CHP sözcülerinin buldukları her fırsatta vatandaşın yoksulluğundan söz etmesi, ne kadar işsiz olduğunu, ne kadar ihtiyaç kredisi ve ticari borcu bulunduğunu sayılarla/tablolarla ortaya döküyor olması, buna neden olan anlayışa ve bu sonuçların ortaya çıkmasına neden olan politikalara karşı oldukları anlamına gelmiyor. 

Öyle olsa, sadece sonuçlara itiraz etmek, bunu 'tek adam rejimine' bağlamak yerine buna yol açan ekonomi politikalarını savunmaktan vazgeçerlerdi.  

Bununla ilgili çarpıcı bir örnek vermek istiyorum;

CHP'nin ekonomistleri, Merkez Bankası ve yine IMF direktifleriyle yaratılan kurumların Erdoğan tarafından işlevsizleştirilmesini örnek göstererek, yaşadığımız bütün sorunları maliye ve finans politikalarına bağlıyor, tek çarenin de Merkez Bankası'nın bağımsızlığı olduğuna vurgu yapıyorlar. 
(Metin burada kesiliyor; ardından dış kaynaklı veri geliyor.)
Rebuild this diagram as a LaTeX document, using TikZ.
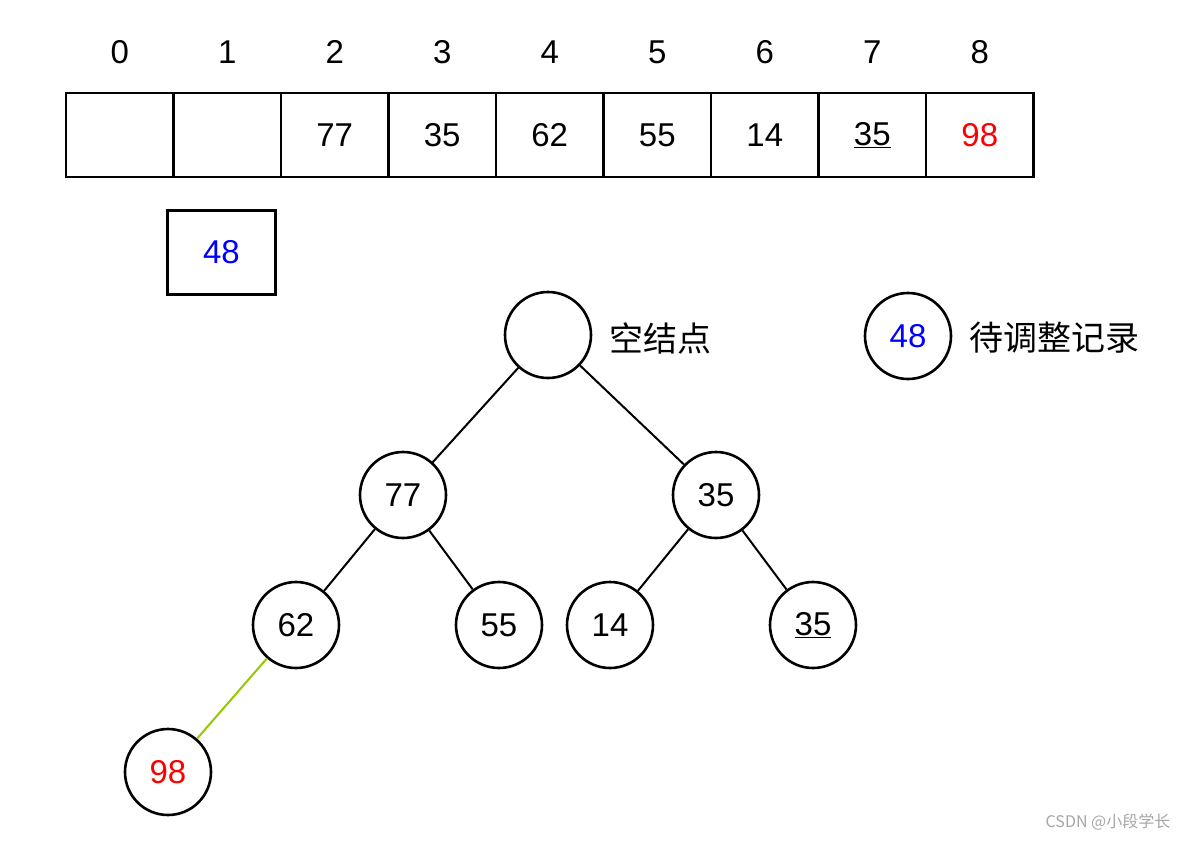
\documentclass[tikz,border=0pt]{standalone}
\usepackage{fontspec}
\setmainfont{Liberation Sans}
\newfontfamily\cjk{Noto Sans CJK SC}
\begin{document}
\begin{tikzpicture}[x=1pt,y=-1pt,
  cell/.style={draw,line width=2.8pt,minimum width=107.5pt,minimum height=84pt,inner sep=0,font=\fontsize{33}{38}\selectfont},
  nd/.style={draw,circle,line width=2.6pt,minimum size=86pt,inner sep=0,font=\fontsize{33}{38}\selectfont},
  idx/.style={font=\fontsize{33}{38}\selectfont},
  ed/.style={line width=2pt},
  lab/.style={font=\cjk\fontsize{34}{38}\selectfont,anchor=west}]
\useasboundingbox (0,0) rectangle (1192,841);
\foreach \v [count=\i from 0] in {{},{},77,35,62,55,14,{\underline{35}},{\color{red}98}}{
  \node[cell] (c\i) at ({66+53.75+107.5*\i},135) {\v};
  \node[idx] (i\i) at ({66+53.75+107.5*\i},52) {\i};
}
\node[cell,text=blue] (tmp) at (221.5,252.5) {48};
\node[nd] (r) at (548,335) {};
\node[nd] (a) at (403,495) {77};
\node[nd] (b) at (716,495) {35};
\node[nd] (c) at (296,625) {62};
\node[nd] (d) at (499,625) {55};
\node[nd] (e) at (610,625) {14};
\node[nd] (f) at (813,625) {\underline{35}};
\node[nd,text=red] (g) at (168,772) {98};
\node[nd,text=blue] (lg) at (908,336) {48};
\node[lab] (l1) at (606,338) {空结点};
\node[lab] (l2) at (966,338) {待调整记录};
\draw[ed] (r)--(a); \draw[ed] (r)--(b);
\draw[ed] (a)--(c); \draw[ed] (a)--(d);
\draw[ed] (b)--(e); \draw[ed] (b)--(f);
\draw[ed,color={rgb,255:red,150;green,200;blue,0}] (c)--(g);
\node[font=\cjk\fontsize{16}{18}\selectfont,text=gray!70] (wm) at (1108,822) {CSDN @小段学长};
\end{tikzpicture}
\end{document}
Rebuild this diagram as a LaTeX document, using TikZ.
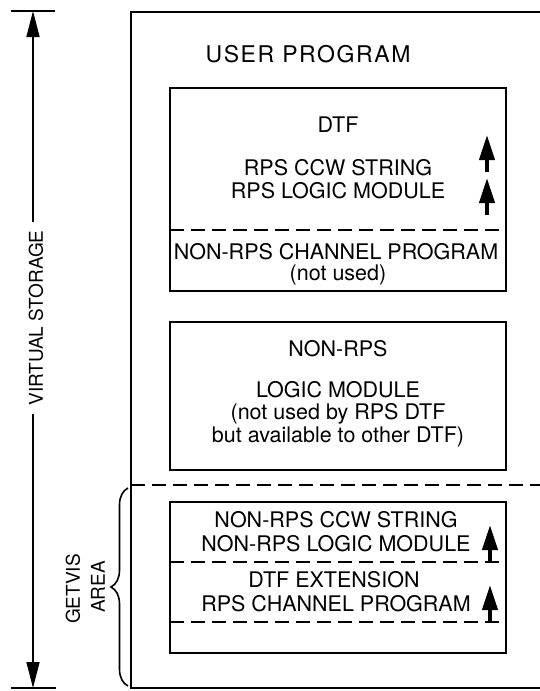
\documentclass[tikz,border=0pt]{standalone}
\usepackage{fontspec}
\setmainfont{TeX Gyre Heros}
\newfontfamily\widefont[LetterSpace=7]{TeX Gyre Heros}
\usetikzlibrary{arrows.meta,decorations.pathreplacing}

\def\dtfbox{(170,88) rectangle (506,291)}
\def\nonrpsbox{(170,322) rectangle (506,470)}
\def\getvisbox{(170,502) rectangle (506,653)}

\tikzset{
  memtext/.style={font=\fontsize{21.5}{24}\selectfont, inner sep=0pt, text height=15.4pt, text depth=0pt},
  sidetext/.style={font=\fontsize{19}{22}\selectfont, inner sep=0pt, text height=13.6pt, text depth=0pt, rotate=90},
  divider/.style={dash pattern=on 14pt off 7pt},
  moveup/.style={-{Triangle[length=25pt,width=15pt]}, line width=4pt},
  extent/.style={-{Triangle[length=26pt,width=13pt]}, line width=1.6pt},
}

\begin{document}
\begin{tikzpicture}[x=1pt,y=-1pt,line width=2.2pt]
        \useasboundingbox (0,0) rectangle (540,691);
        \begin{scope}% user program area, cut at the right edge
        \clip (0,0) rectangle (540,691);
        \draw (545,12) -- (131,12) -- (131,688) -- (545,688);
        \draw[divider] (131,485) -- (545,485);
        \end{scope}
        \draw \dtfbox;
        \draw[divider] (170,230) -- (506,230);
        \draw \nonrpsbox;
        \draw \getvisbox;
        \draw[divider] (170,562) -- (506,562);
        \draw[divider] (170,622) -- (506,622);
        % texts
        \node[memtext, font=\widefont\fontsize{23}{25}\selectfont] (user) at (308,55) {USER PROGRAM};
        \node[memtext] (dtf) at (338,125) {DTF};
        \node[memtext] (rpsccw) at (338,168) {RPS CCW STRING};
        \node[memtext] (rpslogic) at (338,191) {RPS LOGIC MODULE};
        \node[memtext] (nonrpschan) at (336,252) {NON-RPS CHANNEL PROGRAM};
        \node[memtext] (notused) at (338,273) {(not used)};
        \node[memtext] (nonrps) at (338,349) {NON-RPS};
        \node[memtext] (logic) at (338,390) {LOGIC MODULE};
        \node[memtext] (notusedby) at (338,412) {(not used by RPS DTF};
        \node[memtext] (available) at (338,435) {but available to other DTF)};
        \node[memtext] (nonrpsccw) at (336,520) {NON-RPS CCW STRING};
        \node[memtext] (nonrpslogic) at (336,544) {NON-RPS LOGIC MODULE};
        \node[memtext] (extension) at (334,580) {DTF EXTENSION};
        \node[memtext] (rpschan) at (336,604) {RPS CHANNEL PROGRAM};
        % relocation arrows
        \foreach \ax/\ay [count=\i] in {487/172, 487/215, 490/562, 490/622}{
          \coordinate (tail\i) at (\ax,\ay);
          \coordinate (tip\i) at (\ax,\ay-37);
          \draw[moveup] (tail\i) -- (tip\i);
        }
        % virtual storage extent
        \coordinate (vtop) at (33,11);
        \coordinate (vbot) at (33,688);
        \draw (11,11) -- (55,11);
        \draw (11,688) -- (56,688);
        \node[sidetext, inner xsep=7pt] (vs) at (36,318) {VIRTUAL STORAGE};
        \draw[extent] (vs.east -| vtop) -- (vtop);
        \draw[extent] (vs.west -| vbot) -- (vbot);
        % getvis area
        \draw[line width=1.6pt, decorate, decoration={brace, amplitude=17pt}] (128,686) -- (128,488);
        \node[sidetext] (getvis) at (73,589) {GETVIS};
        \node[sidetext] (area) at (98,587) {AREA};
\end{tikzpicture}
\end{document}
Oysa bu mantık, aşağıdaki olaylar zincirini açıklamakta yetersiz kalıyor;

Türkiye, bugün Millet İttifakı tarafından kesin etkili tek çözüm olarak sunulan parlamenter sistemle yönetilirken ve bağımsız bir Merkez Bankası varken, daha 24 Ocak kararlarının yarattığı yıkımın dumanı tüterken 1988-1989 yıllarında iki yıl ortalama yüzde 1,5’luk düşük büyüme, 1991 krizinde yaşanan yüzde -0,3’lük durgunluk, 1999 Rusya kriziyle yüzde -3,5'luk daralma ve nihayet 2001 kriziyle yaşanan yüzde 5,7’lik daralmalar yaşadı.

Bunlar ve daha niceleri, sorunun Erdoğan'ın 'tek adam rejimi' uygulamasından daha derinlerde olduğunu ortaya koyan veriler.  

Ekonomik krizlerin ardında sadece Erdoğanvari bir popülizm olduğu ve o giderse her şeyin güzel olacağı varsayımı, sorunun en hafif tabiriyle, esas nedeni olan yanlış kontrolsüz liberal politikalar olduğunu perdelemeye yarar. Yaşadığımız sorunları üreten aslında sistemin ta kendisi. 

Bunu örtüp suçu uygulayıcıya yıkmak, eğer kolaya kaçmak değilse, o sistemi korumanın başka bir şeklinden fazlası değildir. Bu ülke bu ateş çemberinin içinden yeni bir 2003 yılı AKP'sini başa geçirmek için mi geçiyor sahi?